Get anyone in New York drunk enough, and eventually they will tell you about a building they could have bought, or a loft they could have had for a song, or an apartment they gave up just before it went co-op and everyone made a fortune. Here, I was the outlier. Back in the mid 1990s, when real estate prices were depressed, I was renting a place in the West Village. My landlord, who had a taste for fois gras and other things delicious, fell into a financial situation where he had to sell the place. And, since I was living in it, I got to buy it.

It's really beautiful -- just a few blocks from the Hudson River, great light, roomy -- I could never afford to buy it now. The neighborhood kept getting better and better -- if you consider things like pricey private schools and $4.00 cupcakes a sign that your life is improving. For years, I lived in my home, telling every person who came inside the story of how I came to live there, and agreeing that I was indeed blessed.

Until recently.

When Hurricane Sandy grew closer, many parts of Manhattan were part of a mandatory evacuation zone. And so, for the first time since high school, I had to try and read a topographical map. My house was one block away from mandatory evacuation. Not quite the red zone, but right on the line. I did not have the terrible fortune visited upon me that so many of my fellow New Yorkers did. But I did think: I'm so close. Could global warming put my house under water some day?

Well, now I know. Yes it can, and yes it will.

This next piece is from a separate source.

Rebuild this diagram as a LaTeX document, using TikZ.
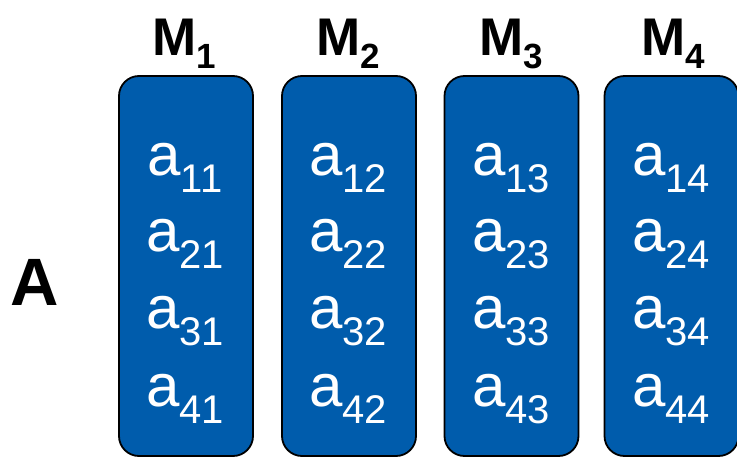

My dad once told me that my grandmother once told him that he had to work extra hard, because our family didn't have any luck. Boy, was she right about that. And not only us: families along the East Coast from Boston to Miami, through the coasts of Mississippi, Louisiana, and Texas. Other states, other countries, too. Global warming is bad luck for everybody. There is still time to act, to get involved, to try and delay the inevitable.

Or, shop for a beach home in Pennsylvania. I hear it's still a good time to buy.